In preparation, mission control in the west German city of Darmstadt sent the first orbit-related commands to the craft Tuesday. The mission's other component is a probe that is due to touch down on Mars early Dec. 25 European time as well.
Mars Express, which will relay data from the Beagle 2 probe and perform experiments of its own, was on track as it sped through space in the final hours of a nearly seven-month, 155 million kilometer (97 million mile) flight to Mars.
``It's perfectly on course,'' mission control spokesman Bernhard von Weyhe said. The more precise the course, the lower the likelihood of problems when controllers fire the engine to send the craft into orbit, he added.
``The mood is concentrated but relaxed'' at mission control, he told The Associated Press by telephone.
Once in orbit, the craft is meant to send back 3-D overhead pictures of the surface and scan for underground water with a powerful radar.
For its part, the 67-kilogram (143-pound) Beagle 2 is to parachute through the Martian atmosphere, bounce to a soft landing on inflatable bags, flip open, then start transmitting a signal that tells controllers it has safely touched down.

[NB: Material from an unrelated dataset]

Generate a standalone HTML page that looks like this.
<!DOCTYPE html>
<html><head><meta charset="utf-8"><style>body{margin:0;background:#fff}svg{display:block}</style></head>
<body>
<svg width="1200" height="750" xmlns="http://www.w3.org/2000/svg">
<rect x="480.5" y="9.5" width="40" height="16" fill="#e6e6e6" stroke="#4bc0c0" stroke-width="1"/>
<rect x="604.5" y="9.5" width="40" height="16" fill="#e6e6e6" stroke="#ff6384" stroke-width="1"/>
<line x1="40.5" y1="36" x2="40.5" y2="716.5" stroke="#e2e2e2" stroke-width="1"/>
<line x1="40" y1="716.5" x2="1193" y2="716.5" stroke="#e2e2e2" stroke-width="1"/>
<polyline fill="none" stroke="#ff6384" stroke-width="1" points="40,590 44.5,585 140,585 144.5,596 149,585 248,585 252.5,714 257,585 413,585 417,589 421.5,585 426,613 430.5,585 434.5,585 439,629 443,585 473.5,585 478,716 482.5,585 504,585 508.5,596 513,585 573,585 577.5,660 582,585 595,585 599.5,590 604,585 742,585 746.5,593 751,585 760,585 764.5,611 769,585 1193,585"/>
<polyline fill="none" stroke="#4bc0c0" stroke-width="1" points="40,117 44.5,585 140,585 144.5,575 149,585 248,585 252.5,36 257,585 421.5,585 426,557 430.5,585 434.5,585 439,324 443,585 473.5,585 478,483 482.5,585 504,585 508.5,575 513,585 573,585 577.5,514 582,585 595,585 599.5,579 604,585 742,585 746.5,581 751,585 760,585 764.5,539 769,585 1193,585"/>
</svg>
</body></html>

The first chance to pick up the signal will be when NASA's Mars Odyssey spacecraft passes overhead early on Christmas Day in Europe.
Also on Dec. 25, scientists at the Jodrell Bank Observatory in London will have a chance to train its radio telescope on Mars in an attempt to pick up the signal.

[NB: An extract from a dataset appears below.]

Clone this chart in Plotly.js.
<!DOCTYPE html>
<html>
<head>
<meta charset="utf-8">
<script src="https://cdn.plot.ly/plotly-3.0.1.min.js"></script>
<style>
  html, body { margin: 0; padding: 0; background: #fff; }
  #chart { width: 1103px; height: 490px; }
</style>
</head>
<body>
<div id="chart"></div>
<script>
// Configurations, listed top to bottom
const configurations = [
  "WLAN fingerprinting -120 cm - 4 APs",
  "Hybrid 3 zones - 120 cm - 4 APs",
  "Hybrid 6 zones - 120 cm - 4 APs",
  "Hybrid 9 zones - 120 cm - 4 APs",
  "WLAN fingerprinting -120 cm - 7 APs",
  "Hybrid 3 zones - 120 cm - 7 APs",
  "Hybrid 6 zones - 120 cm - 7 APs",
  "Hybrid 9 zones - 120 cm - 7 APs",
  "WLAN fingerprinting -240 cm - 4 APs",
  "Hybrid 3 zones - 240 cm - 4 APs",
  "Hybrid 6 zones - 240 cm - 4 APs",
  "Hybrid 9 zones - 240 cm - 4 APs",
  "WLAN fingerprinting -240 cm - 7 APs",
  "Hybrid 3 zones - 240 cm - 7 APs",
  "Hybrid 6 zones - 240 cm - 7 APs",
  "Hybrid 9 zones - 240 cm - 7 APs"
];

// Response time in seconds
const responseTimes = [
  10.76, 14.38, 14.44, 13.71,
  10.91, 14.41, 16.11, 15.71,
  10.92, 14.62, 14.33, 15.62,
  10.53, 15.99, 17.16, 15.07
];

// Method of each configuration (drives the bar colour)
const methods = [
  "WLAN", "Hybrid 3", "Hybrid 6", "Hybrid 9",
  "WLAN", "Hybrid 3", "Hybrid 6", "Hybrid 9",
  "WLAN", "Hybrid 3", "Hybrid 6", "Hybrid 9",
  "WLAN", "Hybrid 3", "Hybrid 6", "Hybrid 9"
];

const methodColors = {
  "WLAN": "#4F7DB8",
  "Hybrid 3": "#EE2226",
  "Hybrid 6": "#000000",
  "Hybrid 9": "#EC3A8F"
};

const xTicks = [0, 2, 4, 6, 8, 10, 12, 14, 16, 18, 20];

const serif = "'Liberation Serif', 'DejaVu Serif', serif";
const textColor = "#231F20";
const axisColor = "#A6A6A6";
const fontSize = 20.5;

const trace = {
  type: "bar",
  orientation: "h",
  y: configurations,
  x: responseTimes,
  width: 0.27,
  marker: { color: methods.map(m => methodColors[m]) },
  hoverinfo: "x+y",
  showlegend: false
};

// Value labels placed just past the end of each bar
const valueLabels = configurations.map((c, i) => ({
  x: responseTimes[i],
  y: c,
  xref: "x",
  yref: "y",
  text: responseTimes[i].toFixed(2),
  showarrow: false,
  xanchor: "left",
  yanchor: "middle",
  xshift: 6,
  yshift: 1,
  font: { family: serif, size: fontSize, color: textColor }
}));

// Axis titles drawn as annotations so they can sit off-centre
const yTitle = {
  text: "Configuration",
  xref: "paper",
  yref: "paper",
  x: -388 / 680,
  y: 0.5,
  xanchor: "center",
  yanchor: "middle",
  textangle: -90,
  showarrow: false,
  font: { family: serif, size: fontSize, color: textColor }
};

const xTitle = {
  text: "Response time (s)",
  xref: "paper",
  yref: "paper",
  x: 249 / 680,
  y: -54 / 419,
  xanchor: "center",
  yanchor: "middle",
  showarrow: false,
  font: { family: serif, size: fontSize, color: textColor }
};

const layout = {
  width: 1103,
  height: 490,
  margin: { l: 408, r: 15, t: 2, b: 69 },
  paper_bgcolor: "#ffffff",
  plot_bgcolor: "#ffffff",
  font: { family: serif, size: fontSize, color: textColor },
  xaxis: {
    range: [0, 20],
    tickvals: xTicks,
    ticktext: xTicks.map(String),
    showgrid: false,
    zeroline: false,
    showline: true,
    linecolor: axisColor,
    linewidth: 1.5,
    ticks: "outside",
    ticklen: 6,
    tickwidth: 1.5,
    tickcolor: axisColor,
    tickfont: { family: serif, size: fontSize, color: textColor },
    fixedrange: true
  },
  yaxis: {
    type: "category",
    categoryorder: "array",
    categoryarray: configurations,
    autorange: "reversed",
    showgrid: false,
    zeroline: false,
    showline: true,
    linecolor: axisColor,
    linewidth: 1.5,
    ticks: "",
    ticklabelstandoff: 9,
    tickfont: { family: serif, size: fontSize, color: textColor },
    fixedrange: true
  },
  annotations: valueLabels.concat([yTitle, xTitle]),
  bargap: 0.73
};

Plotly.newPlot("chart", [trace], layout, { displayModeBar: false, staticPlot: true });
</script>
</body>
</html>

If both options fail, Odyssey will have a daily chance to pick up the signal on its orbit until Mars Express makes its planned first contact with the probe on Jan. 3.
The Beagle 2 probe, named for the ship that carried naturalist Charles Darwin on his voyage of discovery in the 1830s, will conduct experiments by scratching the surface with a robotic arm to test for signs of organic matter. It is expected to transmit its first pictures from Mars to mission control in early January.
Scientists believe that Mars, which still has frozen water in its ice caps, might have once had liquid water and suitable conditions for life, but lost them billions of years ago. It is believed that water may also still exist as underground ice.
The European mission is the first search for signs of life on Mars since two U.S. Viking landers probed the planet in 1976 but sent back inconclusive results. Of 34 unmanned American, Soviet and Russian missions to Mars since 1960, two-thirds ended in failure. Japan this month abandoned a mission to determine whether Mars has a magnetic field after its Nozomi probe failed to hit planetary orbit.